Opinião
Acabar com os ricos ou acabar com os pobres?
O problema da desigual distribuição da riqueza inerente ao capitalismo despertou novos interesses com a recente obra de Thomas Piketty, que reuniu dados estatísticos até então indisponíveis, comprovou a tendência para o acentuar das desigualdades e introduziu uma explicação comprovável para isso. Piketty, que tem tido uma actividade política empenhada no PSF (com DSK e Roccard), sugeriu vias de intervenção do Estado para travar o regresso a um capitalismo patrimonial hereditário.
A explicação que ele deduziu da observação de estatísticas de vários países resume-se (não é pouco) à constatação de que, fora de períodos muito anormais, a taxa de rendimento do capital, "r", supera a taxa de crescimento do produto, "g".
Uma explicação sedutora pela simplicidade. Uma teoria credível.
r>g, implica que o crescimento dos rendimentos que não são do capital crescem abaixo dos do capital, contribuindo a diferença para que, a prazo, qualquer que seja a situação inicial, a riqueza acumulada pelo sector capitalista cada vez exceda mais a riqueza do sector não capitalista da economia.

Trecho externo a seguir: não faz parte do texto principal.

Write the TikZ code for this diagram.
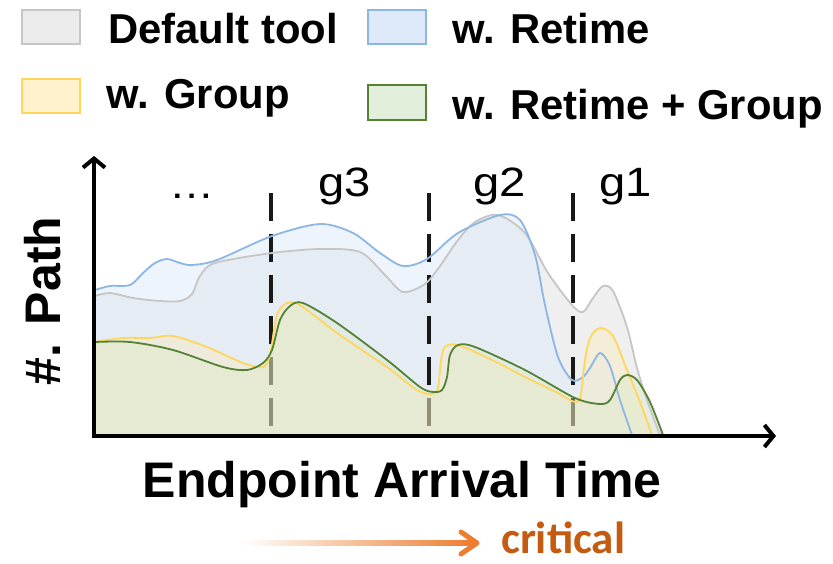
\documentclass[tikz,border=0pt]{standalone}
\usepackage{fontspec}
\setmainfont{Liberation Sans}
\newfontfamily\critfont{Carlito}
\usetikzlibrary{arrows.meta}
\definecolor{gline}{RGB}{198,198,198}
\definecolor{gfill}{RGB}{236,236,236}
\definecolor{bline}{RGB}{140,182,228}
\definecolor{bfill}{RGB}{222,233,250}
\definecolor{yline}{RGB}{255,214,92}
\definecolor{yfill}{RGB}{255,236,175}
\definecolor{yleg}{RGB}{255,242,204}
\definecolor{vline}{RGB}{84,130,53}
\definecolor{vfill}{RGB}{215,232,195}
\definecolor{vleg}{RGB}{226,239,218}
\definecolor{arrorange}{RGB}{237,125,49}
\definecolor{critorange}{RGB}{197,90,17}
\definecolor{dashcol}{RGB}{25,25,25}
\tikzset{
  legbox/.style={line width=1.6pt},
  legtext/.style={anchor=base west, inner sep=0pt, font=\fontsize{41.8}{44}\selectfont\bfseries},
  glabel/.style={anchor=base, inner sep=0pt, font=\fontsize{41}{42}\selectfont},
  curve/.style={line width=1.8pt},
  sep/.style={dashcol, line width=3.6pt, dash pattern=on 28pt off 13pt},
  axis/.style={line width=4.5pt, -{Straight Barb[length=9pt,width=22pt,line width=4pt]}}
}
\begin{document}
\begin{tikzpicture}[x=1pt,y=-1pt]
\useasboundingbox (0,0) rectangle (833,564);
% legend
\draw[legbox, draw=gline, fill=gfill] (22,10) rectangle (80,44);
\node[legtext] (ldef) at (108,44) {Default tool};
\draw[legbox, draw=bline, fill=bfill] (368,10) rectangle (426,44);
\node[legtext] (lret) at (452,44) {w. Retime};
\draw[legbox, draw=yline, fill=yleg] (22,79) rectangle (80,113);
\node[legtext] (lgrp) at (106,109) {w. Group};
\draw[legbox, draw=vline, fill=vleg] (368,85) rectangle (426,120);
\node[legtext] (lrg) at (452,120) {w. Retime + Group};

% gray and blue fills
\fill[gfill, opacity=0.85] plot[smooth, tension=0.5] coordinates {(95,296) (110,293) (133,298) (160,301) (180,301) (192,294) (200,276) (215,263) (272,253) (320,249) (360,252) (385,275) (403,292) (425,284) (440,266) (458,240) (475,222) (498,215) (525,233) (548,273) (572,305) (583,312) (593,298) (603,286) (613,291) (627,327) (637,368) (647,400) (660,435)} -- (95,435) -- cycle;
\fill[bfill, opacity=0.5] plot[smooth, tension=0.5] coordinates {(95,290) (110,286) (130,285) (143,273) (155,263) (167,259) (180,263) (192,265) (217,260) (272,236) (320,224) (353,233) (380,253) (403,266) (427,259) (458,233) (500,215) (520,220) (535,255) (545,305) (558,357) (572,380) (583,377) (590,368) (600,353) (610,366) (620,400) (632,435)} -- (95,435) -- cycle;

% separators
\coordinate (s1t) at (271,193); \coordinate (s1b) at (271,430);
\coordinate (s2t) at (429,193); \coordinate (s2b) at (429,430);
\coordinate (s3t) at (573,193); \coordinate (s3b) at (573,430);
\draw[sep] (s1t) -- (s1b);
\draw[sep] (s2t) -- (s2b);
\draw[sep] (s3t) -- (s3b);

% yellow and green fills
\fill[yfill, opacity=0.35] plot[smooth, tension=0.5] coordinates {(95,342) (123,338) (150,338) (173,336) (207,347) (243,363) (263,367) (270,355) (274,330) (278,312) (287,303) (300,305) (337,333) (387,367) (417,390) (432,394) (438,388) (441,360) (445,347) (458,345) (492,360) (525,377) (558,393) (572,401) (580,398) (585,360) (590,338) (600,328) (613,336) (627,370) (640,402) (652,435)} -- (95,435) -- cycle;
\fill[vfill, opacity=0.35] plot[smooth, tension=0.5] coordinates {(95,342) (130,342) (173,350) (223,367) (247,370) (263,363) (272,350) (280,320) (290,306) (303,303) (337,323) (387,360) (420,387) (433,392) (442,390) (447,377) (450,355) (458,345) (475,347) (525,370) (575,398) (600,404) (610,400) (620,380) (627,375) (637,380) (650,402) (663,435)} -- (95,435) -- cycle;

% strokes
\draw[curve, gline] plot[smooth, tension=0.5] coordinates {(95,296) (110,293) (133,298) (160,301) (180,301) (192,294) (200,276) (215,263) (272,253) (320,249) (360,252) (385,275) (403,292) (425,284) (440,266) (458,240) (475,222) (498,215) (525,233) (548,273) (572,305) (583,312) (593,298) (603,286) (613,291) (627,327) (637,368) (647,400) (660,435)};
\draw[curve, bline] plot[smooth, tension=0.5] coordinates {(95,290) (110,286) (130,285) (143,273) (155,263) (167,259) (180,263) (192,265) (217,260) (272,236) (320,224) (353,233) (380,253) (403,266) (427,259) (458,233) (500,215) (520,220) (535,255) (545,305) (558,357) (572,380) (583,377) (590,368) (600,353) (610,366) (620,400) (632,435)};
\draw[curve, yline] plot[smooth, tension=0.5] coordinates {(95,342) (123,338) (150,338) (173,336) (207,347) (243,363) (263,367) (270,355) (274,330) (278,312) (287,303) (300,305) (337,333) (387,367) (417,390) (432,394) (438,388) (441,360) (445,347) (458,345) (492,360) (525,377) (558,393) (572,401) (580,398) (585,360) (590,338) (600,328) (613,336) (627,370) (640,402) (652,435)};
\draw[curve, vline] plot[smooth, tension=0.5] coordinates {(95,342) (130,342) (173,350) (223,367) (247,370) (263,363) (272,350) (280,320) (290,306) (303,303) (337,323) (387,360) (420,387) (433,392) (442,390) (447,377) (450,355) (458,345) (475,347) (525,370) (575,398) (600,404) (610,400) (620,380) (627,375) (637,380) (650,402) (663,435)};

% axes
\coordinate (origin) at (94,436);
\coordinate (ytop) at (94,156);
\coordinate (xend) at (776,436);
\draw[axis] (94,438) -- (ytop);
\draw[axis] (92,436) -- (xend);

% group labels
\node[glabel] (dots) at (192,199) {\scalebox{1.1}[1]{…}};
\node[glabel] (g3) at (345,197) {\scalebox{1.15}[1]{g3}};
\node[glabel] (g2) at (500,197) {\scalebox{1.15}[1]{g2}};
\node[glabel] (g1) at (626,197) {\scalebox{1.15}[1]{g1}};

% axis labels
\node[anchor=base, rotate=90, inner sep=0pt, font=\fontsize{50}{52}\selectfont\bfseries] (ylab) at (60,301) {\#. Path};
\node[anchor=base, inner sep=0pt, font=\fontsize{50}{52}\selectfont\bfseries] (xlab) at (402,497) {Endpoint Arrival Time};

% critical arrow
\shade[left color=white, right color=arrorange] (243,540.5) rectangle (472,545.5);
\coordinate (ahtop) at (461,532);
\coordinate (ahtip) at (477,543);
\coordinate (ahbot) at (461,554);
\draw[arrorange, line width=5pt, line cap=round, line join=round] (ahtop) -- (ahtip) -- (ahbot);
\node[anchor=base west, inner sep=0pt, text=critorange, font=\fontsize{45}{46}\critfont\bfseries] (crit) at (501,553) {critical};
\end{tikzpicture}
\end{document}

Tão natural que dispensaria a comprovação estatística. Goste-se ou não, o sector privado (capitalista) da economia é mais dinâmico e propenso a melhores resultados.
Qualquer das intervenções apontadas por Piketty, reduzindo "r" (impostos sobre os rendimentos do capital) ou reduzindo directamente a riqueza (impostos sobre a riqueza), reduz g". Em ambos os casos, porque ao transferir recursos para a área menos dinâmica da economia, substitui-se o crescimento desses recursos ao ritmo "r", por outro mais baixo. Os recursos deixam de ser aplicados pelos capitalistas nos seus investimentos, para serem aplicados pelo Estado no que quer que seja. Em consequência da teoria formulada, a intervenção do Estado origina sempre crescimento mais baixo.
O capitalismo livre conduzido pela ambição ilimitada ("the more I get, the more I want", de Pendergrass, poderia ser um hino bem à medida) embora mais eficiente para aumentar o produto, inspira cuidados pela concentração de riqueza e de rendimentos que por sua natureza acarreta. Põe problemas à democracia que só uma ética idealmente rigorosa – que não existe – poderia evitar. Ver entrar nos jogos de poder da política empreendedores competentes a concorrer com a tradicional incompetência e ineficiência estatais tem riscos. Só a imposição controlada de transparência poderia talvez resolver. Talvez.
Capitalismo patrimonial hereditário igualmente não merece simpatias. Mas, parece ser o destino do processo de acumulação de capital ao afastar-se temporalmente do empreendedorismo inicial. Deixa os capitalistas usufruindo de rendas asseguradas sem esforço que o justifique. Nesta fase já desapareceu a justificação dos ganhos pelo mérito e esforço. Esbate-se a noção do capitalismo como uma meritocracia justa. São desta fase os pecados do exibicionismo de meios, que, não raro, chegam à dissipação em consumos absurdos de partes importantes de património acumulado durante gerações.
Piketty fala de uma taxa sobre as fortunas de 2%. É fácil (tecnicamente, não politicamente). Eu preferiria (mais difícil) uma sobretaxa elevada sobre o IVA a aplicar aos consumos excessivos, determinado o consumo total pela diferença entre os rendimentos e a variação patrimonial (a preços de aquisição), com uma definição cuidadosa do que se deveria incluir na variação patrimonial para este fim (também há extravagâncias patrimoniais). Junto com a declaração de rendimentos, haveria uma discriminação do património. Nada de original. Os portugueses no exterior, onde ela é exigida, fazem-na sem qualquer relutância.
No final, regressamos ao dilema. Ou aceitar o país com capitalistas, apesar de estes, em proporção, ganharem mais do que os outros, ou não aceitar, e preferir ter melhorias menores em troca de não ver os capitalistas lucrando.
A resposta depende do objectivo. Se é acabar com os pobres tão rápido quanto possível e, se convirmos, em medir a melhoria da sua situação pela variação do rendimento que auferem, e não pela relação desta com a variação do rendimento do capital – o que acho mais próprio – devemos escolher a primeira opção. Reconheçamos que, na verdade, para acabar com os pobres é preciso não acabar com os ricos.